Recortes Pessoais
Continuação…
Capítulo 11
Manaus e a incrível Cidade Flutuante

Cidade Flutuante
Quando falamos de Manaus sob a perspectiva histórica logo lembramos da cidade esplendorosa da Belle Époque, que floresceu com a riqueza da exploração da borracha. A Manaus do Teatro Amazonas, do Palácio da Justiça, do prédio da Alfândega, do Palácio Rio Negro, das praças lindamente decoradas, do Largo de São Sebastião, da Igreja da Matriz, dos bangalôs, das ruas arborizadas, dos bondes, das galerias feitas pelos ingleses e das lâminas de igarapés translúcidos que a entrecortavam.
Pouco se fala dessas outras cidades, nas quais sempre habitaram as classes menos favorecidas. Ao tocar no assunto, o primeiro reflexo que temos, contudo, é o de pensar nas invasões, que constituíram a maioria dos bairros de Manaus, depois do advento da Zona Franca. Sabe-se, também, que mesmo na época áurea da borracha, os pobres viviam nos arrabaldes da Paris dos Trópicos…
Os mais jovens não conhecem, com uma ou outra exceção, que a nossa Manaus já teve um grande complexo habitacional sobre as águas do Rio Negro, o qual ficou conhecido como Cidade Flutuante, que surgiu a partir de 1920, como resultado de uma conjunção de fatores, especialmente por causa da débâcle da borracha e como rescaldo da crise econômica que se seguiu ao fim da Primeira Guerra Mundial. Ribeirinhos e nordestinos, então, sem o trabalho relacionado ao látex, vieram do interior para a capital. Ao chegarem, porém, não encontraram moradia e nem uma política pública, emergencial de médio ou de longo prazos, para abrigá-los, dentre outros motivos, pela falta de recursos do combalido tesouro amazonense.
O certo é que, aí, entrou a engenhosidade do homem dos rios e da floresta, aliada às necessidades daquelas dramáticas circunstâncias.

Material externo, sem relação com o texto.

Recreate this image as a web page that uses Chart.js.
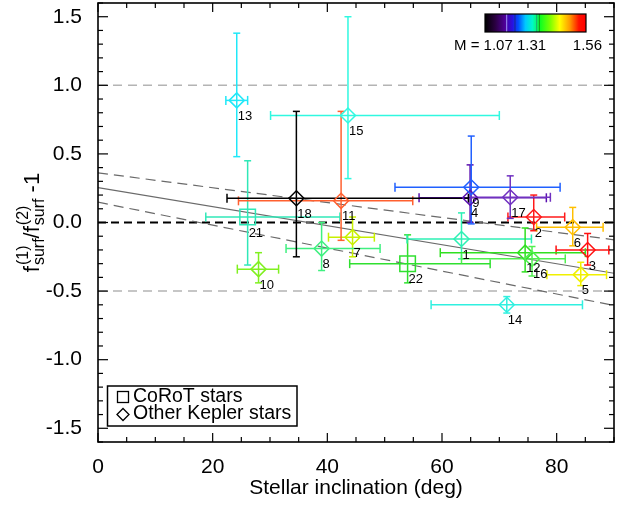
<!DOCTYPE html>
<html><head><meta charset="utf-8">
<script src="https://cdn.jsdelivr.net/npm/chart.js@4.4.0/dist/chart.umd.min.js"></script>
<style>html,body{margin:0;padding:0;background:#fff;}#wrap{width:627px;height:506px;}</style>
</head><body><div id="wrap"><canvas id="c" width="627" height="506"></canvas></div>
<script>
// ---------- data ----------
const keplerIds    = ['1','2','3','4','5','6','7','8','9','10','11','12','13','14','15','16','17','18'];
const keplerIncl   = [63.4, 76.0, 85.4, 64.9, 84.2, 82.8, 44.4, 39.0, 65.1, 28.0, 42.4, 74.5, 24.2, 71.3, 43.6, 75.7, 71.9, 34.6];
const keplerF      = [-0.12, 0.04, -0.20, 0.18, -0.38, -0.034, -0.107, -0.19, 0.257, -0.34, 0.158, -0.22, 0.89, -0.60, 0.78, -0.265, 0.184, 0.177];
const keplerInclLo = [53.9, 71.5, 79.9, 56.0, 78.3, 76.5, 40.2, 32.8, 51.8, 24.3, 24.5, 59.7, 22.3, 58.1, 30.1, 63.4, 65.1, 22.5];
const keplerInclHi = [75.6, 81.4, 89.1, 78.2, 88.7, 88.1, 48.2, 49.2, 80.6, 31.5, 54.9, 85.0, 26.1, 84.5, 70.0, 81.5, 78.9, 64.6];
const keplerFLo    = [-0.265, -0.06, -0.31, 0.00, -0.46, -0.17, -0.25, -0.35, -0.01, -0.44, -0.13, -0.36, 0.48, -0.66, 0.32, -0.39, 0.03, -0.25];
const keplerFHi    = [0.07, 0.20, -0.08, 0.42, -0.29, 0.11, 0.04, 0.00, 0.63, -0.22, 0.81, -0.04, 1.38, -0.54, 1.50, -0.175, 0.34, 0.81];

const corotIds    = ['21','22'];
const corotIncl   = [26.1, 54.0];
const corotF      = [0.04, -0.30];
const corotInclLo = [18.8, 43.9];
const corotInclHi = [42.2, 68.4];
const corotFLo    = [-0.31, -0.44];
const corotFHi    = [0.45, -0.09];

// reference levels and fit
const refLevels = [1.0, 0.0, -0.5];
const fitX      = [0, 90];
const fitMid    = [0.255, -0.37];
const fitUpper  = [0.362, -0.126];
const fitLower  = [0.148, -0.605];

// ticks
const xTickValues = [0, 20, 40, 60, 80];
const yTickValues = [-1.5, -1.0, -0.5, 0.0, 0.5, 1.0, 1.5];
const colorbarLabels = ['M = 1.07 1.31', '1.56'];

// ---------- styles (kept separate) ----------
const keplerColors = ['#2cf0b4','#ff1a1a','#ff1010','#5a10b0','#f0f000','#ffbf00','#c8f000','#40f080','#2060ff','#80f020','#ff6030','#30e020','#20e8f8','#30f0e0','#30f8e0','#50f050','#7030c0','#000000'];
const corotColors  = ['#30e8b8','#30e030'];
const FONT = "'Liberation Sans', Arial, Helvetica, sans-serif";

function pts(xs, ys){ return xs.map((x,i)=>({x:x, y:ys[i]})); }
function errs(lo, hi, ylo, yhi){ return lo.map((v,i)=>({xl:v, xh:hi[i], yl:ylo[i], yh:yhi[i]})); }

const refColors = ['#b4b4b4','#000000','#b4b4b4'];
const datasets = [];
refLevels.forEach((lv,i)=>{
  datasets.push({type:'line', data: fitX.map(x=>({x:x,y:lv})), borderColor: refColors[i],
    borderWidth: i===1?2:1.5, borderDash: i===1?[8,5]:[9,6], pointRadius:0, fill:false, order:5});
});
datasets.push({type:'line', data: pts(fitX, fitMid), borderColor:'#6a6a6a', borderWidth:1.2, pointRadius:0, order:4});
datasets.push({type:'line', data: pts(fitX, fitUpper), borderColor:'#6a6a6a', borderWidth:1.2, borderDash:[10,6], pointRadius:0, order:4});
datasets.push({type:'line', data: pts(fitX, fitLower), borderColor:'#6a6a6a', borderWidth:1.2, borderDash:[10,6], pointRadius:0, order:4});
datasets.push({type:'scatter', label:'CoRoT stars', data: pts(corotIncl, corotF), ids: corotIds,
  errors: errs(corotInclLo, corotInclHi, corotFLo, corotFHi), colors: corotColors,
  pointStyle:'rect', pointRadius:11, pointBorderWidth:1.5, pointBorderColor: corotColors,
  pointBackgroundColor:'rgba(0,0,0,0)', order:1});
datasets.push({type:'scatter', label:'Other Kepler stars', data: pts(keplerIncl, keplerF), ids: keplerIds,
  errors: errs(keplerInclLo, keplerInclHi, keplerFLo, keplerFHi), colors: keplerColors,
  pointStyle:'rectRot', pointRadius:7.5, pointBorderWidth:1.5, pointBorderColor: keplerColors,
  pointBackgroundColor:'rgba(0,0,0,0)', order:0});

function line(ctx,x1,y1,x2,y2){ ctx.beginPath(); ctx.moveTo(x1,y1); ctx.lineTo(x2,y2); ctx.stroke(); }

const errorBars = {
  id:'errorBars',
  beforeDatasetDraw(chart, args){
    const ds = chart.data.datasets[args.index];
    if(!ds.errors) return;
    const {ctx, scales:{x,y}, chartArea:a} = chart;
    ctx.save();
    ctx.beginPath(); ctx.rect(a.left, a.top, a.right-a.left, a.bottom-a.top); ctx.clip();
    ctx.lineWidth = 1.5;
    ds.errors.forEach((e,i)=>{
      ctx.strokeStyle = ds.colors[i];
      const px = x.getPixelForValue(ds.data[i].x), py = y.getPixelForValue(ds.data[i].y);
      const xl = x.getPixelForValue(e.xl), xh = x.getPixelForValue(e.xh);
      const yl = y.getPixelForValue(e.yl), yh = y.getPixelForValue(e.yh);
      line(ctx, xl, py, xh, py);
      line(ctx, xl, py-4.5, xl, py+4.5);
      line(ctx, xh, py-4.5, xh, py+4.5);
      line(ctx, px, yl, px, yh);
      line(ctx, px-3.5, yl, px+3.5, yl);
      line(ctx, px-3.5, yh, px+3.5, yh);
    });
    ctx.restore();
  },
  afterDatasetsDraw(chart){
    const {ctx, scales:{x,y}} = chart;
    ctx.save();
    ctx.fillStyle = '#000';
    ctx.font = '13px ' + FONT;
    ctx.textAlign = 'left'; ctx.textBaseline = 'middle';
    chart.data.datasets.forEach(ds=>{
      if(!ds.ids) return;
      ds.data.forEach((p,i)=>{
        ctx.fillText(ds.ids[i], x.getPixelForValue(p.x)+1, y.getPixelForValue(p.y)+16);
      });
    });
    ctx.restore();
  }
};

const frame = {
  id:'frame',
  afterDraw(chart){
    const {ctx, chartArea:a, scales:{x,y}} = chart;
    ctx.save();
    ctx.strokeStyle = '#000';
    ctx.lineWidth = 1.2;
    for(let v=0; v<=90; v+=5){
      const px = x.getPixelForValue(v); const len = (v%20===0)?9:5;
      line(ctx, px, a.bottom, px, a.bottom-len);
      line(ctx, px, a.top, px, a.top+len);
    }
    for(let i=-16;i<=16;i++){
      const py = y.getPixelForValue(i/10); const len = (i%5===0)?10:5;
      line(ctx, a.left, py, a.left+len, py);
      line(ctx, a.right, py, a.right-len, py);
    }
    ctx.lineWidth = 1.6;
    ctx.strokeRect(a.left, a.top, a.right-a.left, a.bottom-a.top);

    // y-axis title with super/subscripts
    ctx.save();
    ctx.translate(39, (a.top+a.bottom)/2);
    ctx.rotate(-Math.PI/2);
    ctx.fillStyle = '#000';
    ctx.textBaseline = 'alphabetic'; ctx.textAlign = 'left';
    const big = '22px ' + FONT, small = '16px ' + FONT;
    const segs = [
      {t:'f'}, {sup:'(1)', sub:'surf'}, {t:'/'}, {t:'f'}, {sup:'(2)', sub:'surf'}, {t:' -1'}
    ];
    let total = 0;
    const widths = segs.map(s=>{
      let w;
      if(s.t!==undefined){ ctx.font = big; w = ctx.measureText(s.t).width; }
      else { ctx.font = small; w = Math.max(ctx.measureText(s.sup).width, ctx.measureText(s.sub).width) + 1; }
      total += w; return w;
    });
    let cx = -total/2;
    segs.forEach((s,i)=>{
      if(s.t!==undefined){ ctx.font = big; ctx.fillText(s.t, cx, 0); }
      else { ctx.font = small; ctx.fillText(s.sup, cx+1, -11); ctx.fillText(s.sub, cx+1, 5); }
      cx += widths[i];
    });
    ctx.restore();

    // colorbar
    const cbx = 485, cby = 14, cbw = 101, cbh = 18;
    const g = ctx.createLinearGradient(cbx, 0, cbx+cbw, 0);
    [[0,'#000000'],[0.1,'#2a0040'],[0.2,'#50009a'],[0.27,'#2a10e0'],[0.33,'#0050ff'],[0.4,'#00c8ff'],
     [0.47,'#00f8c8'],[0.55,'#10ff20'],[0.65,'#80ff00'],[0.74,'#ffff00'],[0.84,'#ff9a00'],[0.93,'#ff1000'],[1,'#ff0000']]
     .forEach(s=>g.addColorStop(s[0], s[1]));
    ctx.fillStyle = g;
    ctx.fillRect(cbx, cby, cbw, cbh);
    ctx.lineWidth = 1;
    [[0.215,'rgba(170,170,255,0.9)'],[0.297,'rgba(20,40,120,0.8)'],[0.512,'rgba(30,140,120,0.8)'],[0.538,'rgba(20,120,20,0.8)']]
      .forEach(m=>{ ctx.strokeStyle = m[1]; line(ctx, cbx+m[0]*cbw, cby, cbx+m[0]*cbw, cby+cbh); });
    ctx.strokeStyle = '#000'; ctx.lineWidth = 1.2;
    ctx.strokeRect(cbx, cby, cbw, cbh);
    ctx.fillStyle = '#000';
    ctx.font = '15px ' + FONT; ctx.textBaseline = 'middle';
    ctx.textAlign = 'left'; ctx.fillText(colorbarLabels[0], 454, 46);
    ctx.textAlign = 'right'; ctx.fillText(colorbarLabels[1], 602, 46);

    // legend
    ctx.lineWidth = 1.5; ctx.strokeStyle = '#000';
    ctx.strokeRect(107.5, 386, 189.5, 40);
    ctx.lineWidth = 1.3;
    ctx.strokeRect(117.5, 391.5, 11, 11);
    ctx.beginPath(); ctx.moveTo(117, 414.5); ctx.lineTo(123, 408.5); ctx.lineTo(129, 414.5); ctx.lineTo(123, 420.5); ctx.closePath(); ctx.stroke();
    ctx.font = '19.5px ' + FONT; ctx.textAlign = 'left'; ctx.textBaseline = 'middle';
    ctx.fillText(chart.data.datasets[6].label, 133, 396.5);
    ctx.fillText(chart.data.datasets[7].label, 133, 413.5);
    ctx.restore();
  }
};

new Chart(document.getElementById('c'), {
  type:'scatter',
  data:{datasets:datasets},
  plugins:[errorBars, frame],
  options:{
    responsive:false, animation:false, devicePixelRatio:1,
    layout:{autoPadding:false, padding:{top:3, right:13, left:0, bottom:0}},
    plugins:{legend:{display:false}, tooltip:{enabled:false}},
    scales:{
      x:{type:'linear', min:0, max:90,
        afterBuildTicks(s){ s.ticks = xTickValues.map(v=>({value:v})); },
        afterFit(s){ s.height = 64; s.paddingLeft = 0; s.paddingRight = 0; },
        grid:{display:false}, border:{display:false},
        ticks:{color:'#000', font:{family:FONT, size:21, lineHeight:1.2}, padding:5, maxRotation:0},
        title:{display:true, text:'Stellar inclination (deg)', color:'#000', font:{family:FONT, size:21, lineHeight:1.2}, padding:{top:0,bottom:5}}
      },
      y:{type:'linear', min:-1.6, max:1.6,
        afterBuildTicks(s){ s.ticks = yTickValues.map(v=>({value:v})); },
        afterFit(s){ s.width = 98; s.paddingTop = 0; s.paddingBottom = 0; },
        grid:{display:false}, border:{display:false},
        ticks:{color:'#000', font:{family:FONT, size:21, lineHeight:0.25}, padding:8,
          callback:(v)=>Number(v).toFixed(1)}
      }
    }
  }
});
</script></body></html>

Leandro Tocantins, notável ensaísta paraense, naquela que é a sua obra-prima, falou dessa incrível capacidade de sobrevivência e de adaptação do hinterlandino às peculiaridades da região. Disse ele que, na Amazônia, “o rio comanda a vida”. Foi essa herança cultural e esse fazer ancestral que tornaram possível, portanto, digo eu, essa singular obra de engenharia. Em cima de toras de madeiras próprias para as águas, ergueram-se, ao longo de 47 anos, mais de duas mil casas e pequenos estabelecimentos comerciais, umas atadas às outras, para um contingente, no ápice de ocupação, de aproximadamente doze mil pessoas, todas elas na orla de Manaus e nos seus principais igarapés.
Reportagem da extinta revista O Cruzeiro, reproduzida no site idd.org.br, faz um relato preciso e fascinante da vida no lugar e ainda informa, em detalhes, o tipo de material utilizado pelos moradores nas suas casas, que inicialmente eram cobertas por palhas do buçu, trocadas a posteriori por folhas de zinco, as quais estavam sustentadas por caibros de andiroba, cujo odor servia para afastar os mosquitos; a acariquara ficava nos parapeitos e nas varandas; o louro vermelho era usado nas paredes e nos assoalhos; e as toras de acaçu faziam o papel de boias. A ligação entre as casas, as ruas da cidade, era feita por meio de tábuas de Samaumeira, a árvore-rainha da Amazônia. É algo impressionante! Sugiro que os leitores consultem os registros fotográficos na Internet.
Tratando-se, todavia, de uma situação improvisada e anômala, as condições de vida eram precárias e insalubres, marcando, ainda por cima, um incômodo contraste com a Manaus remanescente do fausto da borracha, em 1967, por determinação do governador Arthur Cézar Ferreira Reis, a Cidade Flutuante foi desmantelada e seus moradores transferidos para os bairros em terra firme e outros voltaram para o interior.
*Referencio, para quem deseja saber mais sobre o assunto, a tese de doutorado em História Social pela PCU-SP do prof. Leno José Barata Souza, intitulada “Cidade Flutuante, uma Manaus sobre as águas”; e o livro “Aspectos econômicos e sociais da Cidade Flutuante”, de autoria Wilson Rodrigues da Cruz e Celso Luiz Rocha Serra, publicado em 1964 pela Editora Gráfica Amazonas.